Applying a method to a more visible case (doing it under x-ray, we might say) can be a good way to observe how it works!

In general, two numbers a and b can each be written as multiples of their GCF (say d), so that a = dx and b = dy. Then the product of the factors on the left will be d, and the numbers on the bottom will be x and y. The LCM is dxy, since this is a multiple of both dx and dy, and no smaller multiple will work. | dx | dy --+----+---- d | x | y GCF = d, LCM = dxy

### Extending it to three

By this time I had taught a Math for Elementary Teachers course, whose textbook included this method, so I had an answer (which, it turns out, was hidden in the 1996 method we started with, which I had probably never seen):

I've since learned a way to do this for more than two numbers. All we do iscontinue dividingafter we have run out of common divisors,using factors of some, rather than all, of the numbers.

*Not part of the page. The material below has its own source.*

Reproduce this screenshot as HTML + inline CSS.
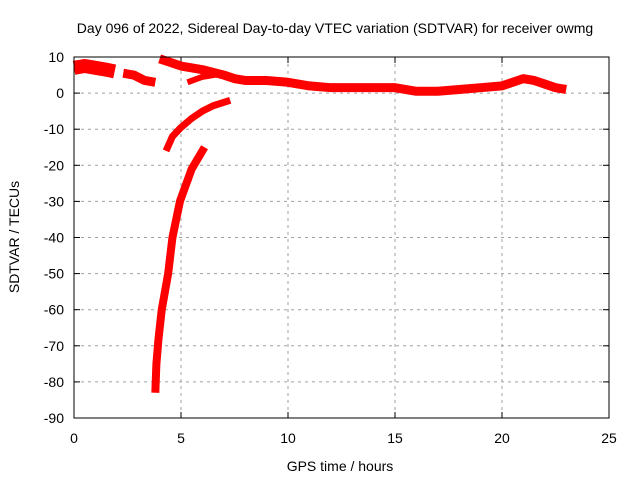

Here is the work for the example I tried on that 2006 conversation that you referenced: | 54 | 90 | 70 --+----+----+---- 2 | 27 | 45 | 35 <-- 2 divides ALL the numbers --+----+----+---- 9 | 3 | 5 | 35 <-- 9 divides TWO of the numbers 5 | 3 | 1 | 7 <-- 5 divides TWO of the numbers Once we are down to only distinct primes in the bottom of the columns -- or, at least, the numbers arepairwise relatively prime-- we have both the GCF (2), from the top part of the left column; and the LCM (2*9*5*3*1*7 = 1890), from the entire left and bottom.

It’s important to continue until *no two numbers* at the bottom have any common factors.

For comparison, the usual method gives 54 = 2^1*3^3 90 = 2^1*3^2*5^1 70 = 2^1 *5^1*7^1 -------------------- GCF = 2^1 = 2 LCM = 2^1*3^3*5^1*7^1 = 1890

I do think that method is clearer and surer; but this method still has interest.